Rows:
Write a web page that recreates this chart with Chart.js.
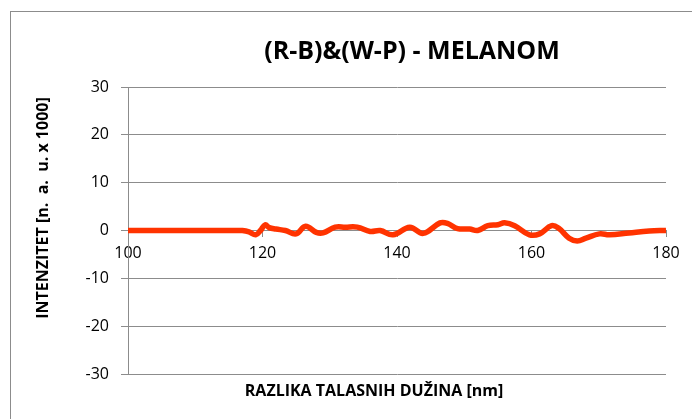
<!DOCTYPE html>
<html>
<head>
<meta charset="utf-8">
<script src="https://cdn.jsdelivr.net/npm/chart.js@4/dist/chart.umd.min.js"></script>
<style>
  html, body { margin: 0; padding: 0; background: #fff; }
  #wrap { width: 692px; height: 419px; }
</style>
</head>
<body>
<div id="wrap"><canvas id="myChart" width="692" height="419"></canvas></div>
<script>
// wavelength difference [nm]
const waveX = [100, 102, 104, 106, 108, 110, 112, 114, 116, 117, 118, 119, 119.7, 120.4, 121, 122, 123.4, 125, 126.4, 128, 129,
  130.8, 132.3, 134.1, 136, 137.5, 139.4, 141.9, 143.9, 146.4, 147.5, 149, 150.8, 152, 153.5, 155, 156, 157.5,
  159.7, 161.2, 163, 164.1, 165.6, 166.8, 168.1, 170.1, 171.6, 174.5, 177.5, 180];
// intensity [n. a. u. x 1000]
const intensity = [0, 0, 0, 0, 0, 0, 0, 0, 0, 0, -0.3, -0.9, 0, 1.2, 0.6, 0.3, 0, -0.7, 0.9, -0.4, -0.5,
  0.7, 0.7, 0.7, -0.2, 0, -0.9, 0.7, -0.6, 1.6, 1.5, 0.4, 0.3, 0, 1.0, 1.2, 1.6, 1.0,
  -0.9, -0.7, 1.0, 0.4, -1.6, -2.2, -1.6, -0.7, -0.9, -0.5, -0.1, 0];
const xTicks = [100, 120, 140, 160, 180];
const yTicks = [-30, -20, -10, 0, 10, 20, 30];

const chartTitle = '(R-B)&(W-P) - MELANOM';
const xTitle = 'RAZLIKA TALASNIH DUŽINA [nm]';
const yTitle = 'INTENZITET [n.  a.  u. x 1000]';

const fontFam = "'Open Sans', sans-serif";
const gridCol = '#8c8c8c';

// frame + titles, Excel style
const decor = {
  id: 'decor',
  beforeDraw(chart) {
    const c = chart.ctx;
    c.save();
    c.fillStyle = '#fff';
    c.fillRect(0, 0, chart.width, chart.height);
    c.strokeStyle = '#8c8c8c';
    c.lineWidth = 1;
    c.strokeRect(10.5, 11.5, 720, 440);
    c.restore();
  },
  afterDraw(chart) {
    const c = chart.ctx;
    const a = chart.chartArea;
    c.save();
    c.fillStyle = '#000';
    c.textAlign = 'center';
    c.textBaseline = 'middle';
    c.font = "bold 25px " + fontFam;
    c.fillText(chartTitle, 412, 52);
    c.font = "bold 16px " + fontFam;
    c.fillText(xTitle, 374, a.bottom + 17);
    c.translate(43, 208);
    c.rotate(-Math.PI / 2);
    c.fillText(yTitle, 0, 0);
    c.restore();
  }
};

const ctx = document.getElementById('myChart').getContext('2d');
const myChart = new Chart(ctx, {
  type: 'line',
  data: {
    datasets: [{
      data: waveX.map((x, i) => ({ x: x, y: intensity[i] })),
      borderColor: '#ff3300',
      borderWidth: 5.5,
      pointRadius: 0,
      tension: 0.4,
      fill: false
    }]
  },
  options: {
    responsive: false,
    animation: false,
    layout: { padding: { left: 0, right: 26, top: 87, bottom: 45 } },
    plugins: {
      legend: { display: false },
      tooltip: { enabled: false }
    },
    scales: {
      x: {
        type: 'linear',
        position: { y: 0 },
        min: 100,
        max: 180,
        afterBuildTicks: (s) => { s.ticks = xTicks.map(v => ({ value: v })); },
        grid: { display: true, drawOnChartArea: false, drawTicks: true, tickLength: 6, color: gridCol },
        border: { display: true, color: gridCol, width: 1 },
        ticks: { color: '#000', font: { family: fontFam, size: 16 }, padding: 7, maxRotation: 0, autoSkip: false }
      },
      y: {
        min: -30,
        max: 30,
        afterBuildTicks: (s) => { s.ticks = yTicks.map(v => ({ value: v })); },
        afterFit: (s) => { s.width = 128; },
        grid: { color: gridCol, tickLength: 7, drawTicks: true },
        border: { display: true, color: gridCol },
        ticks: { color: '#000', font: { family: fontFam, size: 16 }, padding: 12 }
      }
    }
  },
  plugins: [decor]
});
</script>
</body>
</html>
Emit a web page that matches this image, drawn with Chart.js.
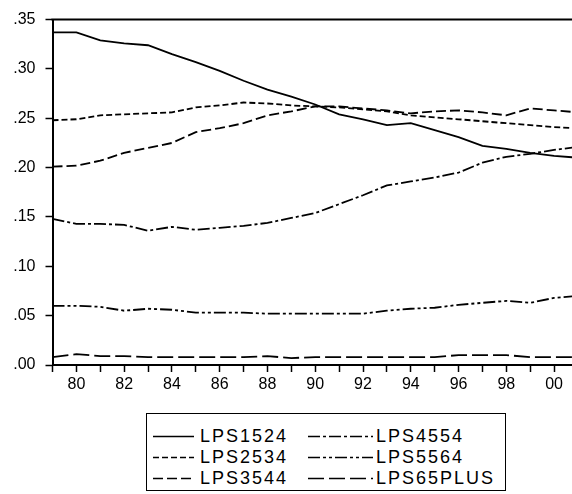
<!DOCTYPE html>
<html>
<head>
<meta charset="utf-8">
<script src="https://cdn.jsdelivr.net/npm/chart.js@4/dist/chart.umd.min.js"></script>
<style>
  body { margin: 0; background: #fff; }
  #wrap { position: relative; width: 572px; height: 494px; }
  #lpsChart { position: absolute; left: 0; top: 0; }
  #legendBox {
    position: absolute; left: 146px; top: 413px; width: 360px; height: 78px;
    border: 1px solid #000; box-sizing: border-box;
    font-family: "Liberation Sans", Arial, sans-serif; font-size: 18px; letter-spacing: 2px;
  }
  .item { position: absolute; height: 20px; line-height: 20px; white-space: nowrap; }
  .item svg { position: absolute; top: 0; }
  .item span { position: absolute; top: 0; }
</style>
</head>
<body>
<div id="wrap">
  <canvas id="lpsChart" width="572" height="400"></canvas>
  <div id="legendBox"></div>
</div>
<script>
const years = [1979, 1980, 1981, 1982, 1983, 1984, 1985, 1986, 1987, 1988, 1989, 1990,
               1991, 1992, 1993, 1994, 1995, 1996, 1997, 1998, 1999, 2000, 2001];

const lps1524 = [.337, .337, .329, .326, .324, .315, .307, .298, .288, .279, .272, .264,
                 .254, .249, .243, .245, .238, .231, .222, .219, .215, .212, .210];
const lps2534 = [.248, .249, .253, .254, .255, .256, .261, .263, .266, .265, .263, .262,
                 .261, .259, .257, .253, .251, .249, .247, .245, .243, .241, .240];
const lps3544 = [.201, .202, .207, .215, .220, .225, .236, .240, .245, .253, .257, .262,
                 .262, .260, .258, .255, .257, .258, .256, .253, .260, .258, .256];
const lps4554 = [.148, .143, .143, .142, .136, .140, .137, .139, .141, .144, .149, .154,
                 .163, .172, .182, .186, .190, .195, .205, .211, .214, .218, .221];
const lps5564 = [.060, .060, .059, .055, .057, .056, .053, .053, .053, .052, .052, .052,
                 .052, .052, .055, .057, .058, .061, .063, .065, .063, .068, .070];
const lps65plus = [.008, .011, .009, .009, .008, .008, .008, .008, .008, .009, .007, .008,
                   .008, .008, .008, .008, .008, .010, .010, .010, .008, .008, .008];

const seriesNames = ['LPS1524', 'LPS2534', 'LPS3544', 'LPS4554', 'LPS5564', 'LPS65PLUS'];
const seriesValues = [lps1524, lps2534, lps3544, lps4554, lps5564, lps65plus];
const dashes = [[], [6, 3], [10, 4], [12, 3, 3, 3], [12, 3, 3, 3, 3, 3], [16, 5]];

const fontFamily = '"Liberation Sans", Arial, sans-serif';

const datasets = seriesValues.map((vals, i) => ({
    label: seriesNames[i],
    data: vals.map((v, j) => ({ x: years[j], y: v })),
    borderColor: '#000',
    borderWidth: 1.8,
    borderDash: dashes[i],
    pointRadius: 0,
    tension: 0,
    fill: false
}));

// top frame line across the plot
const topLine = {
    id: 'topLine',
    afterDraw(chart) {
        const { ctx, chartArea } = chart;
        ctx.save();
        ctx.strokeStyle = '#000';
        ctx.lineWidth = 2;
        ctx.beginPath();
        ctx.moveTo(chartArea.left - 1, chartArea.top);
        ctx.lineTo(chart.width, chartArea.top);
        ctx.stroke();
        ctx.restore();
    }
};

const ctx = document.getElementById('lpsChart').getContext('2d');
const lpsChart = new Chart(ctx, {
    type: 'line',
    data: { datasets: datasets },
    options: {
        responsive: false,
        animation: false,
        devicePixelRatio: 1,
        layout: { padding: { top: 17, right: 0, left: 0, bottom: 0 } },
        plugins: {
            legend: { display: false },
            tooltip: { enabled: false }
        },
        scales: {
            x: {
                type: 'linear',
                min: 1979,
                max: 2000.75,
                afterFit: (scale) => { scale.height = 35; },
                border: { display: true, color: '#000', width: 2 },
                grid: { drawOnChartArea: false, drawTicks: true, tickLength: 7, color: '#000', tickWidth: 1.5 },
                ticks: {
                    stepSize: 1,
                    autoSkip: false,
                    includeBounds: false,
                    maxRotation: 0,
                    padding: 3,
                    color: '#000',
                    font: { family: fontFamily, size: 16 },
                    callback: (v) => (v % 2 === 0 ? String(v % 100).padStart(2, '0') : '')
                }
            },
            y: {
                min: 0,
                max: 0.35,
                afterFit: (scale) => { scale.width = 52.5; },
                border: { display: true, color: '#000', width: 2 },
                grid: { drawOnChartArea: false, drawTicks: true, tickLength: 7, color: '#000', tickWidth: 1.5 },
                ticks: {
                    stepSize: 0.05,
                    padding: 10,
                    color: '#000',
                    font: { family: fontFamily, size: 16 },
                    callback: (v) => v.toFixed(2).replace(/^0/, '')
                }
            }
        }
    },
    plugins: [topLine]
});

// legend box, two columns filled top to bottom
const legendBox = document.getElementById('legendBox');
const rowTops = [12, 33, 54];
lpsChart.data.datasets.forEach((ds, i) => {
    const col = Math.floor(i / 3);
    const row = i % 3;
    const lineLeft = col === 0 ? 6 : 161;
    const lineLen = col === 0 ? 41 : 65;
    const textLeft = col === 0 ? 53 : 229;
    const item = document.createElement('div');
    item.className = 'item';
    item.style.left = '0px';
    item.style.top = rowTops[row] + 'px';
    item.innerHTML =
        `<svg width="${lineLen}" height="20" style="left:${lineLeft}px">` +
        `<line x1="0" y1="10.5" x2="${lineLen}" y2="10.5" stroke="#000" stroke-width="1.6"` +
        ` stroke-dasharray="${ds.borderDash.length ? ds.borderDash.join(' ') : 'none'}"/></svg>` +
        `<span style="left:${textLeft}px">${ds.label}</span>`;
    legendBox.appendChild(item);
});
</script>
</body>
</html>
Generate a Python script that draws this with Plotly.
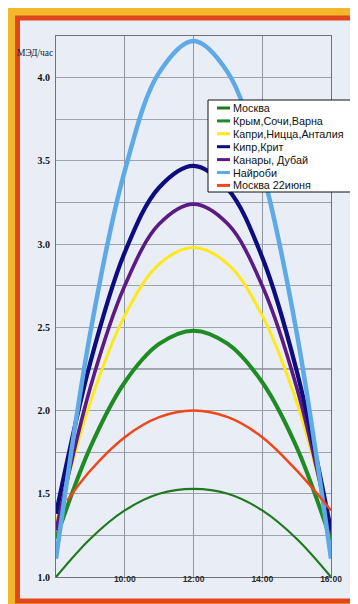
import plotly.graph_objects as go

# ---- data ----
hours = [8, 9, 10, 11, 12, 13, 14, 15, 16]
hours_red = [8.33, 9, 10, 11, 12, 13, 14, 15, 16]

moskva = [1.00, 1.23, 1.40, 1.50, 1.53, 1.50, 1.40, 1.23, 1.00]
krym = [1.23, 1.78, 2.17, 2.40, 2.48, 2.40, 2.17, 1.78, 1.22]
kapri = [1.32, 2.05, 2.57, 2.88, 2.98, 2.88, 2.57, 2.05, 1.30]
kipr = [1.38, 2.29, 2.95, 3.34, 3.47, 3.33, 2.92, 2.24, 1.28]
kanary = [1.28, 2.14, 2.75, 3.12, 3.24, 3.12, 2.75, 2.14, 1.26]
nairobi = [1.11, 2.47, 3.44, 4.03, 4.22, 4.03, 3.44, 2.47, 1.11]
moskva_june = [1.46, 1.64, 1.84, 1.96, 2.00, 1.96, 1.84, 1.64, 1.40]

names = ["Москва", "Крым,Сочи,Варна", "Капри,Ницца,Анталия", "Кипр,Крит",
         "Канары, Дубай", "Найроби", "Москва 22июня"]
series = [moskva, krym, kapri, kipr, kanary, nairobi, moskva_june]
xs = [hours, hours, hours, hours, hours, hours, hours_red]
colors = ["#1f7a1f", "#1e8c22", "#ffe81a", "#0d0d7e", "#5b1a84", "#5eaae6", "#f0461a"]
widths = [2.2, 4, 3, 4.2, 3.6, 4.5, 2.5]

x_tickvals = [10, 12, 14, 16]
x_ticktext = ["10:00", "12:00", "14:00", "16:00"]
y_tickvals = [1.0, 1.5, 2.0, 2.5, 3.0, 3.5, 4.0]
y_ticktext = ["1.0", "1.5", "2.0", "2.5", "3.0", "3.5", "4.0"]

W, H = 358, 604
L, R, T, B = 48, 35, 28, 35
PW, PH = W - L - R, H - T - B


def px(xpix):
    return (xpix - L) / PW


def py(ypix):
    return (H - B - ypix) / PH


fig = go.Figure()
draw_order = [0, 1, 2, 4, 3, 5, 6]
for i in draw_order:
    fig.add_trace(go.Scatter(
        x=xs[i], y=series[i], mode="lines", name=names[i],
        line=dict(color=colors[i], width=widths[i], shape="spline", smoothing=1.0),
        showlegend=False, hoverinfo="skip"))

shapes = []
# outer red frame with pale inner panel
shapes.append(dict(type="rect", xref="paper", yref="paper",
                   x0=px(9.5), x1=px(347.5), y0=py(593), y1=py(10),
                   line=dict(color="#e2461c", width=5), fillcolor="#e9eef6", layer="below"))
# darker horizontal line across the grid
shapes.append(dict(type="line", xref="paper", yref="y", x0=0, x1=1, y0=2.25, y1=2.25,
                   line=dict(color="#4a4d55", width=1), layer="below"))

# custom legend
lg_left, lg_right, lg_top, lg_bot = 200, 343, 92, 184
shapes.append(dict(type="rect", xref="paper", yref="paper",
                   x0=px(lg_left), x1=px(lg_right), y0=py(lg_bot), y1=py(lg_top),
                   line=dict(color="#111111", width=1), fillcolor="#ffffff", layer="above"))
annotations = []
for k, nm in enumerate(names):
    yc = 100 + k * 12.9
    shapes.append(dict(type="line", xref="paper", yref="paper",
                       x0=px(209), x1=px(222), y0=py(yc), y1=py(yc),
                       line=dict(color=colors[k], width=3), layer="above"))
    annotations.append(dict(text=nm, xref="paper", yref="paper", x=px(222.5), y=py(yc),
                            xanchor="left", yanchor="middle", showarrow=False,
                            font=dict(family="Liberation Sans, Arial", size=10.8, color="#111111")))

annotations.append(dict(text="МЭД/час", xref="paper", yref="paper", x=px(47), y=py(45),
                        xanchor="right", yanchor="middle", showarrow=False,
                        font=dict(family="Liberation Serif, Times New Roman", size=9.5, color="#222222")))

fig.update_layout(
    width=W, height=H,
    margin=dict(l=L, r=R, t=T, b=B, pad=0),
    paper_bgcolor="#f3b82a",
    plot_bgcolor="#edf1f7",
    shapes=shapes,
    annotations=annotations,
    showlegend=False,
    xaxis=dict(range=[8, 16], tickvals=x_tickvals, ticktext=x_ticktext,
               showgrid=True, gridcolor="#8f959f", gridwidth=1,
               zeroline=False, showline=True, linecolor="#6d717a", linewidth=1, mirror=True,
               ticks="", ticklabelstandoff=-6,
               tickfont=dict(family="Liberation Sans, Arial", size=8.5, color="#2a2a2a",
                             weight="bold")),
    yaxis=dict(range=[1, 4.25], tickvals=y_tickvals, ticktext=y_ticktext,
               showgrid=True, gridcolor="#9da3ad", gridwidth=1,
               minor=dict(tickvals=[1.25, 1.75, 2.25, 2.75, 3.25, 3.75, 4.25], showgrid=True,
                          gridcolor="#9da3ad", gridwidth=1),
               zeroline=False, showline=True, linecolor="#6d717a", linewidth=1, mirror=True,
               ticks="", ticklabelstandoff=3,
               tickfont=dict(family="Liberation Serif, Times New Roman", size=10, color="#111111",
                             weight="bold")),
)

fig.write_html("out.html")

What you have to do:
Omitting all pictures, restate exactly the lines of the material from its start through the line that contains "const gridCol = '#8c8c8c';".

Final answer:
Write a web page that recreates this chart with Chart.js.
<!DOCTYPE html>
<html>
<head>
<meta charset="utf-8">
<script src="https://cdn.jsdelivr.net/npm/chart.js@4/dist/chart.umd.min.js"></script>
<style>
  html, body { margin: 0; padding: 0; background: #fff; }
  #wrap { width: 692px; height: 419px; }
</style>
</head>
<body>
<div id="wrap"><canvas id="myChart" width="692" height="419"></canvas></div>
<script>
// wavelength difference [nm]
const waveX = [100, 102, 104, 106, 108, 110, 112, 114, 116, 117, 118, 119, 119.7, 120.4, 121, 122, 123.4, 125, 126.4, 128, 129,
  130.8, 132.3, 134.1, 136, 137.5, 139.4, 141.9, 143.9, 146.4, 147.5, 149, 150.8, 152, 153.5, 155, 156, 157.5,
  159.7, 161.2, 163, 164.1, 165.6, 166.8, 168.1, 170.1, 171.6, 174.5, 177.5, 180];
// intensity [n. a. u. x 1000]
const intensity = [0, 0, 0, 0, 0, 0, 0, 0, 0, 0, -0.3, -0.9, 0, 1.2, 0.6, 0.3, 0, -0.7, 0.9, -0.4, -0.5,
  0.7, 0.7, 0.7, -0.2, 0, -0.9, 0.7, -0.6, 1.6, 1.5, 0.4, 0.3, 0, 1.0, 1.2, 1.6, 1.0,
  -0.9, -0.7, 1.0, 0.4, -1.6, -2.2, -1.6, -0.7, -0.9, -0.5, -0.1, 0];
const xTicks = [100, 120, 140, 160, 180];
const yTicks = [-30, -20, -10, 0, 10, 20, 30];

const chartTitle = '(R-B)&(W-P) - MELANOM';
const xTitle = 'RAZLIKA TALASNIH DUŽINA [nm]';
const yTitle = 'INTENZITET [n.  a.  u. x 1000]';

const fontFam = "'Open Sans', sans-serif";
const gridCol = '#8c8c8c';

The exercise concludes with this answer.